Take a pic with it on the phone. Looks pretty clean.


----------



## jeremycase00 (Oct 31, 2011)

Here's one with it on the phone. The flash makes the color look off from the rest of the phone. It matches up a lot nicer.

Sent from my Galaxy Nexus using RootzWiki


----------



## Barf (Sep 26, 2011)

Nice job. This makes me wanna do the same, but maybe make a stencil and put a cool pic or rootzwiki logo or something.


----------



## jeremycase00 (Oct 31, 2011)

That would be cool, it wasn't hard to do. Just make sure to sand it down real good mine was almost black when I was done sanding.

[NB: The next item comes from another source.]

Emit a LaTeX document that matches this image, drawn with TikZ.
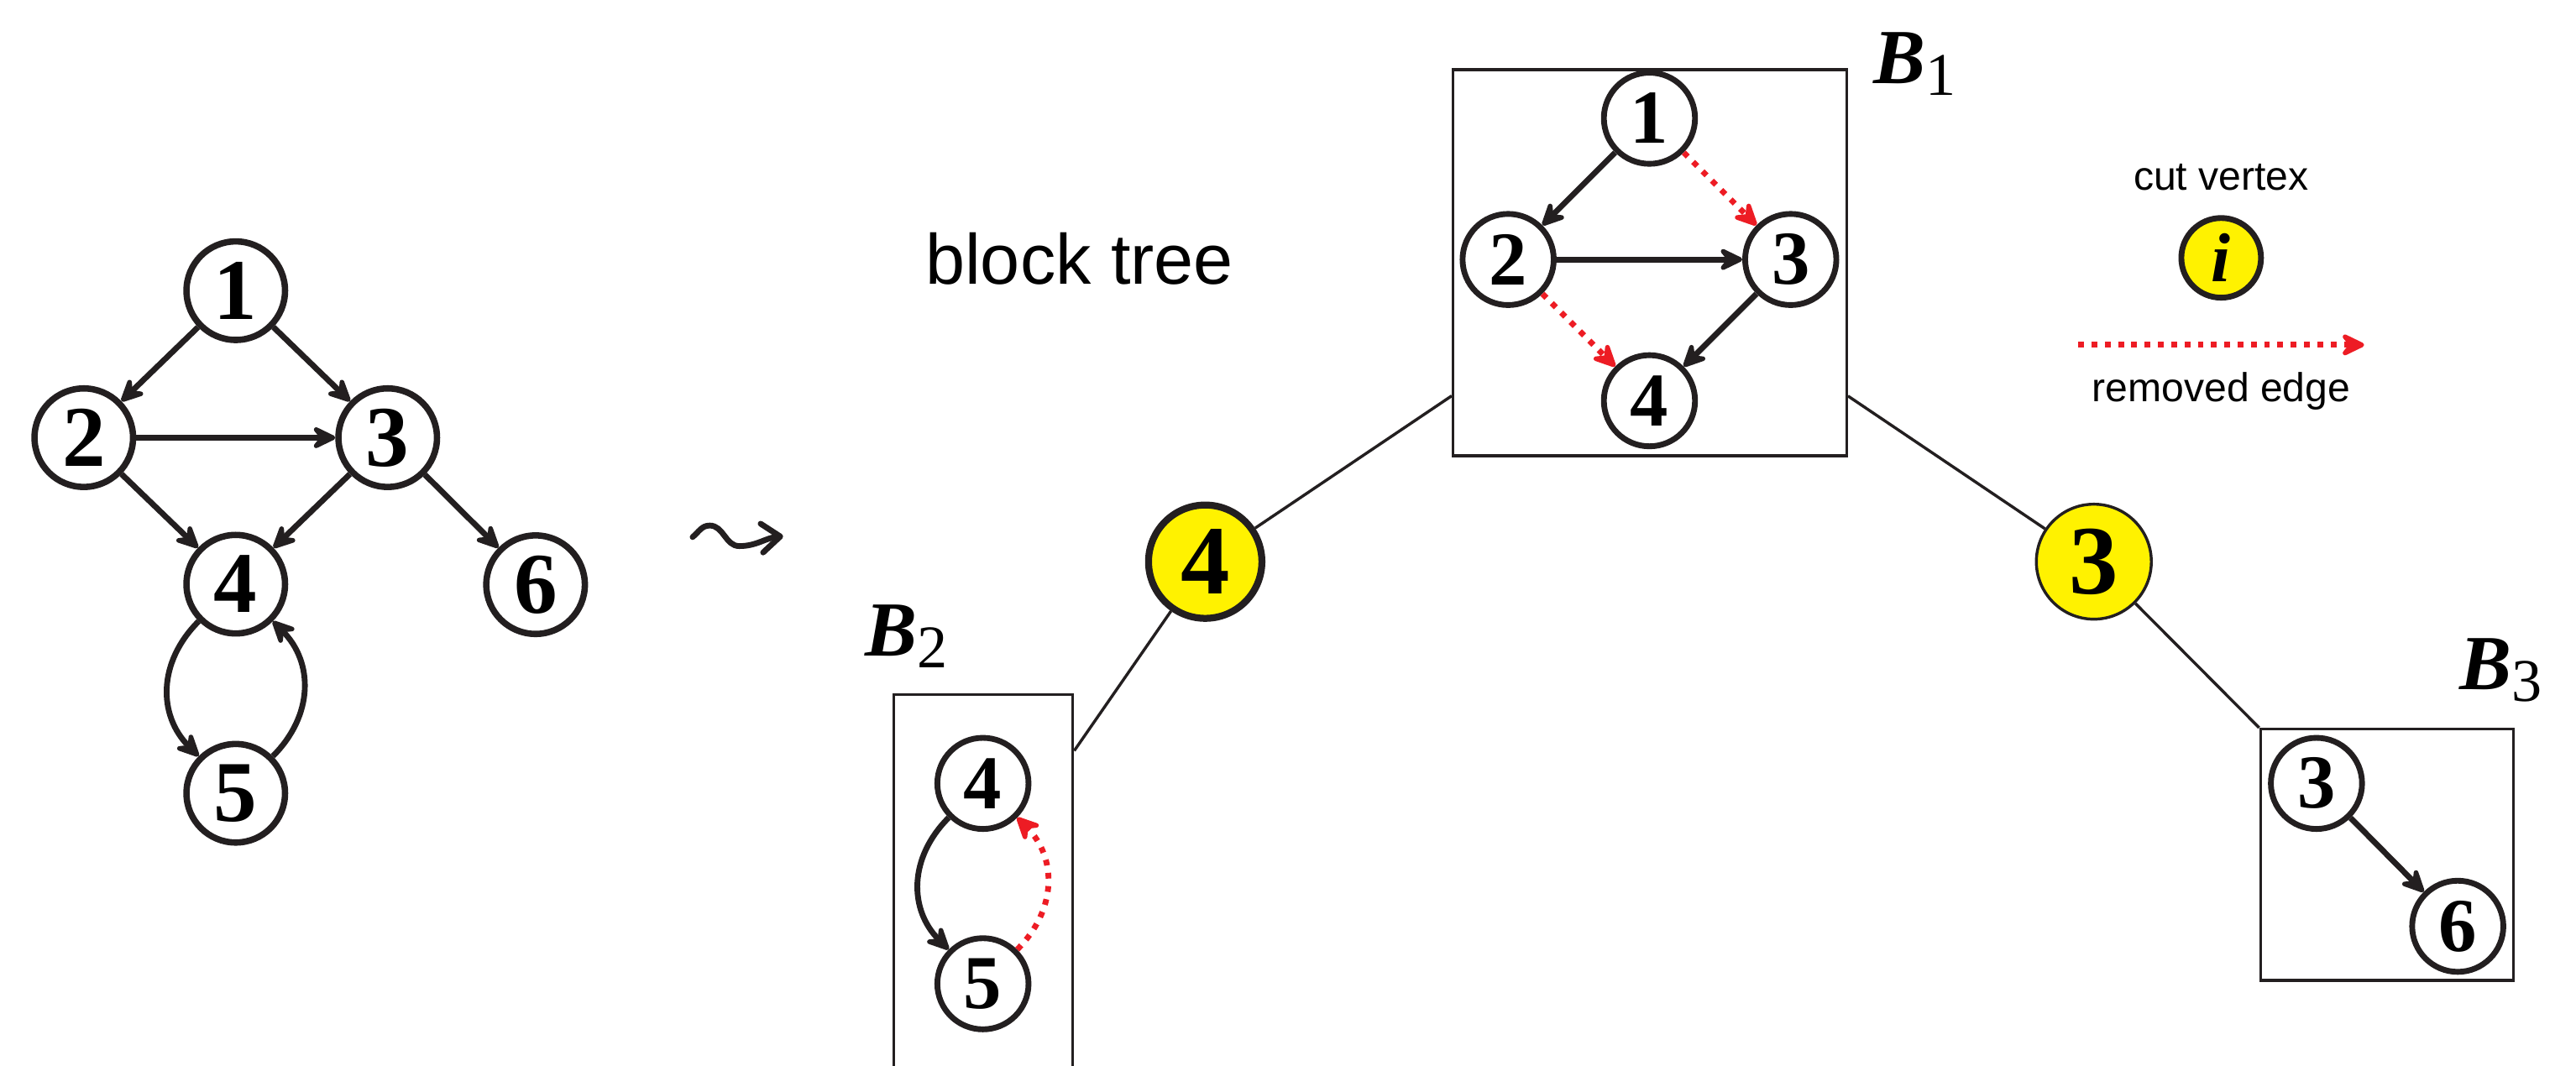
\documentclass[tikz,border=0pt]{standalone}
\usepackage{fontspec}
\setmainfont{Liberation Serif}
\setsansfont{Liberation Sans}
\usepackage{tikz}
\usetikzlibrary{arrows.meta}
\definecolor{ink}{HTML}{231F20}
\definecolor{cutyellow}{HTML}{FFF200}
\definecolor{cutred}{HTML}{ED1C24}
\newcommand*{\blk}[1]{\textbf{\textit{B}}\raisebox{-0.07cm}{\fontsize{10.5}{10}\selectfont #1}}
\tikzset{
	vertex/.style={
		circle,
		minimum size=0.60cm,
		inner sep=0pt,
		draw=ink,
		fill=white,
		line width=1.1pt,
		font=\bfseries\fontsize{15}{15}\selectfont
	},
	bvertex/.style={
		vertex,
		minimum size=0.555cm,
		line width=1pt,
		font=\bfseries\fontsize{13.2}{13}\selectfont
	},
	cutvertex/.style n args={2}{
		circle,
		minimum size=#1,
		inner sep=0pt,
		draw=ink,
		fill=cutyellow,
		line width=#2,
		font=\bfseries\fontsize{17}{17}\selectfont
	},
	bbox/.style n args={2}{
		draw=ink,
		line width=0.5pt,
		minimum width=#1,
		minimum height=#2,
		inner sep=0pt
	},
	arc/.style={
		draw=ink,
		line width=1pt,
		-{Stealth[length=5.2pt,width=5pt,inset=2pt,round]}
	},
	removed/.style={
		arc,
		draw=cutred,
		dash pattern=on 1pt off 1.3pt
	},
	squig/.style={
		draw=ink,
		line width=1pt,
		line cap=round,
		-{Straight Barb[length=3.2pt,width=5pt,round]}
	},
	treeedge/.style={draw=ink, line width=0.5pt},
	blabel/.style={anchor=base west, inner sep=0pt, font=\fontsize{13.5}{14}\selectfont},
	caption/.style={anchor=base, inner sep=0pt, font=\sffamily\fontsize{7}{8}\selectfont}
}
\begin{document}
\begin{tikzpicture}
	\useasboundingbox (0,0) rectangle (15.68,6.49);
	% graph
	\node[vertex] (g1) at (1.435,4.72) {1};
	\node[vertex] (g2) at (0.51,3.825) {2};
	\node[vertex] (g3) at (2.36,3.825) {3};
	\node[vertex] (g4) at (1.435,2.933) {4};
	\node[vertex] (g6) at (3.26,2.93) {6};
	\node[vertex] (g5) at (1.435,1.66) {5};
	\foreach \a/\b in {1/2,1/3,2/3,2/4,3/4,3/6}
		\draw[arc] (g\a) -- (g\b);
	\draw[arc] (g4) to[out=225,in=135,looseness=1.1] (g5);
	\draw[arc] (g5) to[out=45,in=-45,looseness=1.1] (g4);
	\coordinate (lt0) at (4.216,3.22);
	\coordinate (lt1) at (4.767,3.225);
	\draw[squig] (lt0) to[out=40,in=180] (4.32,3.29) to[out=0,in=180] (4.50,3.165) to[out=0,in=185] (lt1);
	\node[anchor=base, inner sep=0pt, font=\sffamily\fontsize{12.3}{14}\selectfont] (title) at (6.57,4.76) {block tree};
	% block tree
	\node[bbox={2.395cm}{2.351cm}] (b1) at (10.0425,4.8905) {};
	\node[bbox={1.09cm}{2.28cm}] (b2) at (5.985,1.12) {};
	\node[bbox={1.54cm}{1.53cm}] (b3) at (14.53,1.285) {};
	\node[cutvertex={0.69cm}{1.2pt}] (c4) at (7.336,3.07) {4};
	\node[cutvertex={0.70cm}{0.5pt}] (c3) at (12.745,3.07) {3};
	\draw[treeedge] (b1) -- (c4) -- (b2);
	\draw[treeedge] (b1) -- (c3) -- (b3.north west);
	\node[blabel] (l1) at (11.40,5.98) {\blk{1}};
	\node[blabel] (l2) at (5.26,2.495) {\blk{2}};
	\node[blabel] (l3) at (14.965,2.29) {\blk{3}};
	\node[bvertex] (p1) at (10.04,5.77) {1};
	\node[bvertex] (p2) at (9.18,4.91) {2};
	\node[bvertex] (p3) at (10.90,4.91) {3};
	\node[bvertex] (p4) at (10.04,4.05) {4};
	\draw[arc] (p1) -- (p2);
	\draw[removed] (p1) -- (p3);
	\draw[arc] (p2) -- (p3);
	\draw[removed] (p2) -- (p4);
	\draw[arc] (p3) -- (p4);
	\node[bvertex] (q4) at (5.983,1.72) {4};
	\node[bvertex] (q5) at (5.983,0.50) {5};
	\draw[arc] (q4) to[out=225,in=135,looseness=1.1] (q5);
	\draw[removed] (q5) to[out=45,in=-45,looseness=1.1] (q4);
	\node[bvertex] (r3) at (14.10,1.72) {3};
	\node[bvertex] (r6) at (14.96,0.85) {6};
	\draw[arc] (r3) -- (r6);
	% legend
	\node[caption] (cvtext) at (13.52,5.33) {cut vertex};
	\node[cutvertex={0.485cm}{1pt}, font=\bfseries\itshape\fontsize{12}{12}\selectfont] (cvmark) at (13.52,4.92) {i};
	\coordinate (rm0) at (12.65,4.39);
	\coordinate (rm1) at (14.39,4.39);
	\draw[removed] (rm0) -- (rm1);
	\node[caption] (rmtext) at (13.52,4.045) {removed edge};
\end{tikzpicture}
\end{document}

Sent from my Galaxy Nexus using RootzWiki


----------



## beardedspoooon (Oct 18, 2011)

Looks pretty good. Might be fun to order some from Amazon and mess around.


----------



## doobie711 (Jan 24, 2012)

If I hadn't just ordered a case I would grind the paint down, repaint it and stencil apple sauce on mine.


----------



## Barf (Sep 26, 2011)

jeremycase00 said:


> That would be cool, it wasn't hard to do. Just make sure to sand it down real good mine was almost black when I was done sanding.
> 
> Sent from my Galaxy Nexus using RootzWiki


What kind of paint did you use? Spray paint? And fine grit sand paper? If you could update the op with more details I'd appreciate it. Not too paint savvy. But I'll give it a test run on my original door then if it works try on my extended.


----------



## jeremycase00 (Oct 31, 2011)

Barf said:


> What kind of paint did you use? Spray paint? And fine grit sand paper? If you could update the op with more details I'd appreciate it. Not too paint savvy. But I'll give it a test run on my original door then if it works try on my extended.


I used some duplicolor spray paint. I also used some 320 grit sandpaper. Then cleaned it real good with rubbing alcohol. Trick to the painting is light coats and make sure to shake the can real good. Three light coats should do it. Let it dry for a day at room temperature and you should be good to go.

Sent from my Galaxy Nexus using RootzWiki


----------



## idefiler6 (Sep 3, 2011)

So you sanded all the graphics off then? That's kinda cool.


----------



## Barf (Sep 26, 2011)

Sweet. Thanks again.


----------



## jeremycase00 (Oct 31, 2011)

No problem good luck with yours.

Sent from my Galaxy Nexus using RootzWiki


----------



## SimsDelt (Jun 24, 2011)

Wonder if I can do this with the seidio extended battery cover. It is black and looks awful. Only thing is it has that soft grip coating... wonder if I could sand that off? would hate to ruin the cover, not sure if I can order another. Graphite by Duplicolor and a can of clear covers well?


----------



## jeremycase00 (Oct 31, 2011)

Yeah it covered real nice but I dunno about that soft grip coating. I've never tried sanding it off. You could order one of those cheap extended batteries with the door that looks like the seidio.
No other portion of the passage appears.